We know it’s nonsense. You know it’s nonsense. All we’ve been shown so far is a mix of ladders, babies and walking. There’s Hannibal and there’s Daryl. There are bikes and wastelands and lots of bloody tears. Yet it’s hard to shake the feeling that Death Stranding is likely to be more genius from Hideo Kojima. It’s just… that he doesn’t seem keen to give anything away about the actual game.
A launch trailer out this week clarified precisely nothing. But it looks lovely and, of course, it’s eight minutes long because Kojima.
The game is out next Friday. One of the most hyped titles of recent years will finally be in the hands of players. Will Kojima’s effort surpass the Metal Gear series? We’ll find out soon.

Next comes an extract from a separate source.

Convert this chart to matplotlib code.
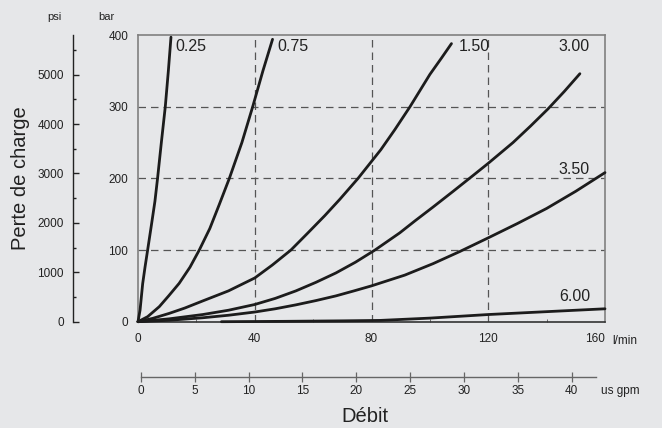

Conclusion Five: Bear trap and machine gun lovers — look in
And since it was Halloween yesterday, we would be remiss if we didn’t tip our hat to the annual shakedown event. Capcom has gone one step further and created a Resident Evil choose-your-own-adventure Halloween-based browser game.
Is it any good? Well, not really. It feels like it has been thrown together during a lunchtime to promote one of Capcom’s Twitter accounts, and the grammar and plot are all over the place. But hey, you may as spend your own lunchtime trying to avoid being shot by machine guns whilst being caught in a bear trap. It might be harder than you expect.
You can play the game here. Well, until they take it down. Halloween has been and gone, after all.